## DO THIS
Copy the data exactly; pictures stay out of the copy.

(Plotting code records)
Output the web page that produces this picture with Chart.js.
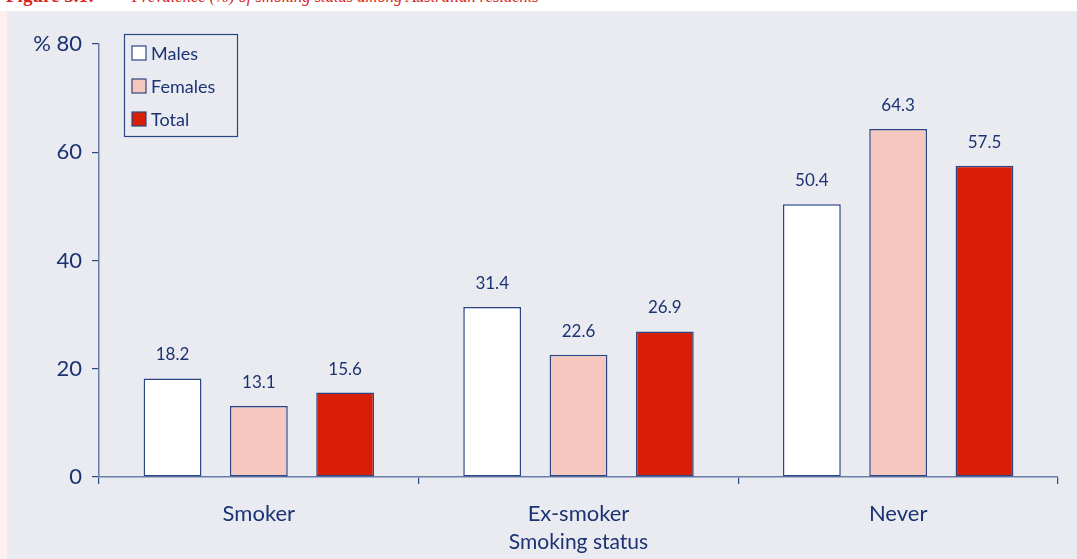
<!DOCTYPE html>
<html>
<head>
<meta charset="utf-8">
<script src="https://cdn.jsdelivr.net/npm/chart.js@4"></script>
<style>
  html, body { margin:0; padding:0; background:#ffffff; width:1077px; height:559px; overflow:hidden; }
  #title { position:absolute; left:6px; top:-14px; font-family:"Liberation Serif","DejaVu Serif",serif; line-height:20px; color:#d9261c; white-space:nowrap; }
  #title b { font-weight:bold; font-size:19px; display:inline-block; width:126px; }
  #title i { font-style:italic; font-size:16.5px; }
  #pink { position:absolute; left:0; top:11px; width:7px; height:548px; background:#fdf0ef; }
  #panel { position:absolute; left:7px; top:11px; width:1070px; height:548px; background:#eaebf1; }
  #wrap { position:absolute; left:0; top:0; width:1077px; height:559px; }
</style>
</head>
<body>
<div id="title"><b>Figure 3.1:</b><i>Prevalence (%) of smoking status among Australian residents</i></div>
<div id="pink"></div>
<div id="panel"></div>
<div id="wrap"><canvas id="c" width="1077" height="559"></canvas></div>
<script>
const categories = ["Smoker", "Ex-smoker", "Never"];
const males = [18.2, 31.4, 50.4];
const females = [13.1, 22.6, 64.3];
const total = [15.6, 26.9, 57.5];
const seriesNames = ["Males", "Females", "Total"];
const yTicks = [0, 20, 40, 60, 80];
const xTitle = "Smoking status";

const NAVY = "#1b3372";
const BORDER = "#2a4684";
const AXIS = "#6a7fa8";
const FONT = "Lato, 'Open Sans', sans-serif";

const valueLabels = {
  id: "valueLabels",
  afterDatasetsDraw(chart) {
    const ctx = chart.ctx;
    ctx.save();
    ctx.fillStyle = NAVY;
    ctx.font = "17px " + FONT;
    ctx.textAlign = "center";
    ctx.textBaseline = "bottom";
    chart.data.datasets.forEach((ds, i) => {
      chart.getDatasetMeta(i).data.forEach((bar, j) => {
        ctx.fillText(ds.data[j].toFixed(1), bar.x, bar.y - 15);
      });
    });
    ctx.restore();
  }
};

const boxLegend = {
  id: "boxLegend",
  afterDraw(chart) {
    const ctx = chart.ctx;
    const left = chart.chartArea.left + 25, top = chart.chartArea.top - 10;
    ctx.save();
    ctx.strokeStyle = BORDER;
    ctx.lineWidth = 1.2;
    ctx.strokeRect(left + 0.5, top + 0.5, 113, 102);
    ctx.font = "18px " + FONT;
    ctx.textBaseline = "middle";
    ctx.textAlign = "left";
    chart.data.datasets.forEach((ds, i) => {
      const cy = top + 19 + i * 33;
      ctx.fillStyle = ds.backgroundColor;
      ctx.fillRect(left + 8, cy - 7, 14, 14);
      ctx.strokeStyle = BORDER;
      ctx.lineWidth = 1.2;
      ctx.strokeRect(left + 8, cy - 7, 14, 14);
      ctx.fillStyle = NAVY;
      ctx.fillText(ds.label, left + 27, cy + 1);
    });
    ctx.restore();
  }
};

const mk = (label, data, color) => ({
  label, data,
  backgroundColor: color,
  borderColor: BORDER,
  borderWidth: 1.5,
  borderSkipped: false,
  categoryPercentage: 0.81,
  barPercentage: 0.67
});

new Chart(document.getElementById("c"), {
  type: "bar",
  data: {
    labels: categories,
    datasets: [
      mk(seriesNames[0], males, "#ffffff"),
      mk(seriesNames[1], females, "#f5c7bf"),
      mk(seriesNames[2], total, "#d81f05")
    ]
  },
  options: {
    responsive: false,
    animation: false,
    events: [],
    layout: { padding: { top: 44, right: 19, left: 0, bottom: 0 } },
    plugins: { legend: { display: false }, tooltip: { enabled: false } },
    scales: {
      x: {
        grid: { display: true, offset: true, drawOnChartArea: false, drawTicks: true, tickLength: 7, color: BORDER, lineWidth: 1.2 },
        border: { display: true, color: AXIS, width: 1.5 },
        ticks: { color: NAVY, font: { family: FONT, size: 22 }, padding: 17 },
        title: { display: true, text: xTitle, color: NAVY, font: { family: FONT, size: 21 }, padding: { top: 0, bottom: 4 } },
        afterFit(s) { s.height = 82; }
      },
      y: {
        min: 0, max: 80,
        afterBuildTicks(s) { s.ticks = yTicks.map(v => ({ value: v })); },
        grid: { display: true, drawOnChartArea: false, drawTicks: true, tickLength: 7, color: BORDER, lineWidth: 1.2 },
        border: { display: true, color: AXIS, width: 1.5 },
        ticks: {
          color: NAVY, font: { family: FONT, size: 22 }, padding: 10,
          callback: v => v === 80 ? "% 80" : String(v)
        },
        afterFit(s) { s.width = 99; }
      }
    }
  },
  plugins: [valueLabels, boxLegend]
});
</script>
</body>
</html>
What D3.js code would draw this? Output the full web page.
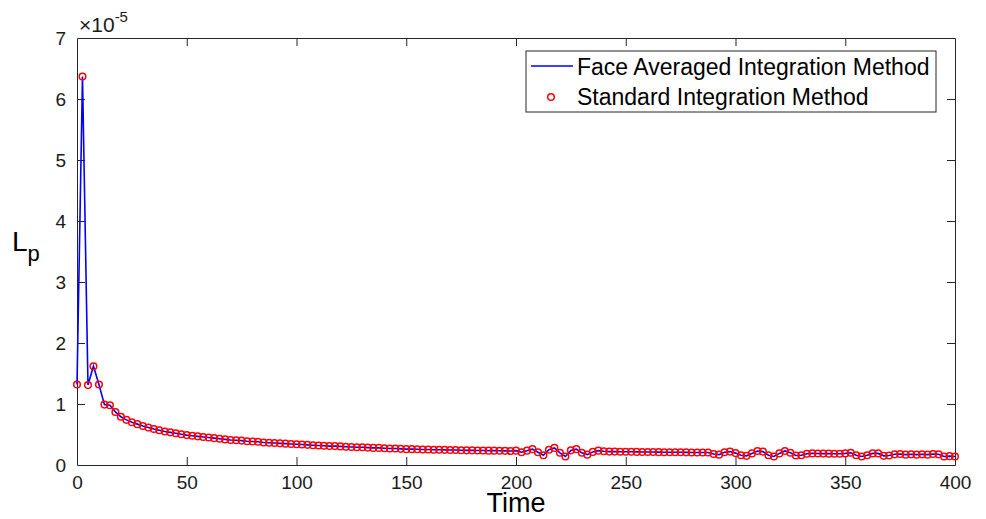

## OUTPUT FOR THIS EXERCISE
Output the web page that produces this picture with Chart.js.
<!DOCTYPE html>
<html>
<head>
<meta charset="utf-8">
<script src="https://cdn.jsdelivr.net/npm/chart.js@4"></script>
<style>
  html, body { margin:0; padding:0; background:#ffffff; width:1077px; height:559px; overflow:hidden; }
  #title { position:absolute; left:6px; top:-14px; font-family:"Liberation Serif","DejaVu Serif",serif; line-height:20px; color:#d9261c; white-space:nowrap; }
  #title b { font-weight:bold; font-size:19px; display:inline-block; width:126px; }
  #title i { font-style:italic; font-size:16.5px; }
  #pink { position:absolute; left:0; top:11px; width:7px; height:548px; background:#fdf0ef; }
  #panel { position:absolute; left:7px; top:11px; width:1070px; height:548px; background:#eaebf1; }
  #wrap { position:absolute; left:0; top:0; width:1077px; height:559px; }
</style>
</head>
<body>
<div id="title"><b>Figure 3.1:</b><i>Prevalence (%) of smoking status among Australian residents</i></div>
<div id="pink"></div>
<div id="panel"></div>
<div id="wrap"><canvas id="c" width="1077" height="559"></canvas></div>
<script>
const categories = ["Smoker", "Ex-smoker", "Never"];
const males = [18.2, 31.4, 50.4];
const females = [13.1, 22.6, 64.3];
const total = [15.6, 26.9, 57.5];
const seriesNames = ["Males", "Females", "Total"];
const yTicks = [0, 20, 40, 60, 80];
const xTitle = "Smoking status";

const NAVY = "#1b3372";
const BORDER = "#2a4684";
const AXIS = "#6a7fa8";
const FONT = "Lato, 'Open Sans', sans-serif";

const valueLabels = {
  id: "valueLabels",
  afterDatasetsDraw(chart) {
    const ctx = chart.ctx;
    ctx.save();
    ctx.fillStyle = NAVY;
    ctx.font = "17px " + FONT;
    ctx.textAlign = "center";
    ctx.textBaseline = "bottom";
    chart.data.datasets.forEach((ds, i) => {
      chart.getDatasetMeta(i).data.forEach((bar, j) => {
        ctx.fillText(ds.data[j].toFixed(1), bar.x, bar.y - 15);
      });
    });
    ctx.restore();
  }
};

const boxLegend = {
  id: "boxLegend",
  afterDraw(chart) {
    const ctx = chart.ctx;
    const left = chart.chartArea.left + 25, top = chart.chartArea.top - 10;
    ctx.save();
    ctx.strokeStyle = BORDER;
    ctx.lineWidth = 1.2;
    ctx.strokeRect(left + 0.5, top + 0.5, 113, 102);
    ctx.font = "18px " + FONT;
    ctx.textBaseline = "middle";
    ctx.textAlign = "left";
    chart.data.datasets.forEach((ds, i) => {
      const cy = top + 19 + i * 33;
      ctx.fillStyle = ds.backgroundColor;
      ctx.fillRect(left + 8, cy - 7, 14, 14);
      ctx.strokeStyle = BORDER;
      ctx.lineWidth = 1.2;
      ctx.strokeRect(left + 8, cy - 7, 14, 14);
      ctx.fillStyle = NAVY;
      ctx.fillText(ds.label, left + 27, cy + 1);
    });
    ctx.restore();
  }
};

const mk = (label, data, color) => ({
  label, data,
  backgroundColor: color,
  borderColor: BORDER,
  borderWidth: 1.5,
  borderSkipped: false,
  categoryPercentage: 0.81,
  barPercentage: 0.67
});

new Chart(document.getElementById("c"), {
  type: "bar",
  data: {
    labels: categories,
    datasets: [
      mk(seriesNames[0], males, "#ffffff"),
      mk(seriesNames[1], females, "#f5c7bf"),
      mk(seriesNames[2], total, "#d81f05")
    ]
  },
  options: {
    responsive: false,
    animation: false,
    events: [],
    layout: { padding: { top: 44, right: 19, left: 0, bottom: 0 } },
    plugins: { legend: { display: false }, tooltip: { enabled: false } },
    scales: {
      x: {
        grid: { display: true, offset: true, drawOnChartArea: false, drawTicks: true, tickLength: 7, color: BORDER, lineWidth: 1.2 },
        border: { display: true, color: AXIS, width: 1.5 },
        ticks: { color: NAVY, font: { family: FONT, size: 22 }, padding: 17 },
        title: { display: true, text: xTitle, color: NAVY, font: { family: FONT, size: 21 }, padding: { top: 0, bottom: 4 } },
        afterFit(s) { s.height = 82; }
      },
      y: {
        min: 0, max: 80,
        afterBuildTicks(s) { s.ticks = yTicks.map(v => ({ value: v })); },
        grid: { display: true, drawOnChartArea: false, drawTicks: true, tickLength: 7, color: BORDER, lineWidth: 1.2 },
        border: { display: true, color: AXIS, width: 1.5 },
        ticks: {
          color: NAVY, font: { family: FONT, size: 22 }, padding: 10,
          callback: v => v === 80 ? "% 80" : String(v)
        },
        afterFit(s) { s.width = 99; }
      }
    }
  },
  plugins: [valueLabels, boxLegend]
});
</script>
</body>
</html>
What D3.js code would draw this? Output the full web page.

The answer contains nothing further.